至此,我能理解为什么谢家祺会看中《逃出绝命镇》,有了Jordan Peele將后殖民语境的黑人社会学巧妙融入恐怖惊悚类型的优秀例子,促使谢家祺也想创作出以「港人社会学」为基础,结合都市传说、民俗学的新时代恐怖片。
但是,这也暴露了《七月》的问题所在,它不像Jordan Peele的作品那样拥有一套能自圆其说的推理/推想(Speculative),抑或是处心积虑的阴谋诡计,这是建构戏中团体/社会运作,进而衔接、平衡虚构影像与社会指涉或隱喻的有效途径。

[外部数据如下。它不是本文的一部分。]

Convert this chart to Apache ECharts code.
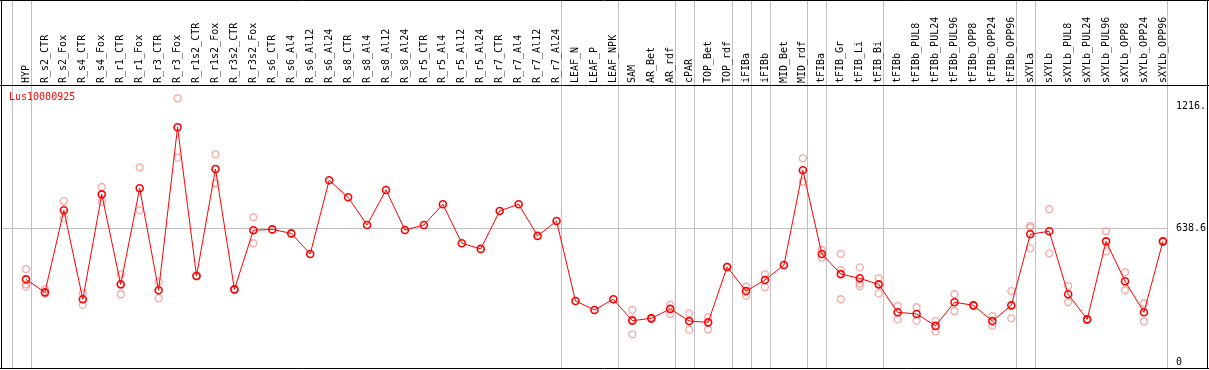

然而,《七月》並不存在这般清晰的构成,而是直接將闹鬼、广告、屋邨、祭祀等与港人生活息息相关的元素与一眼看穿的政治隱喻相掛鉤,也正是片中「邪教」的来源,同时为了通过审查,只能將相关描写模糊再模糊。造成的恶劣后果是,一方面电影无法成功塑造出具说服力的邪教组织、甚或鬼魅都市,到最后给出的是一个再抽象不过的空泛概念(换个说法,「明嘅话就明」);另一方面,正如上文提到,用以调动(香港)观眾情绪,也是引发恐怖效应的政治隱喻昭然若揭,甚至已经违反恐怖片的铁律:未知的最可怕。看看《逃出绝命镇》结局,Jordan Peele將人们对未知的恐惧用到最后一刻,当从警车下来的是个黑人探员的时候,主人公和观眾才真的鬆了口气。
谢家祺只取其形,却失其神采,原因不仅是製造恐怖的机制有差异,更大的问题在於导演对於政治隱喻的执著到了一个令人髮指的地步。《七月》所营造的恐怖氛围,即是对耳熟能详的「已知」事实进行某种妖魔化包装,我们只需观其丑陋外形,听其有「弦外之音」的台词,就能越过影像本身,回到现实生活寻找所指,既然如此,那又有何必要再花心力在戏中塑造一个新世界、一个新邪教呢?
当然,这不全然是谢家祺的错,毕竟香港导演的创作习惯如此,一时之间很难有所改变。换个角度想,《七月返归》不也创造了別具香港特色的「政治恐怖片」,真正做到「说好香港鬼故事」了吧。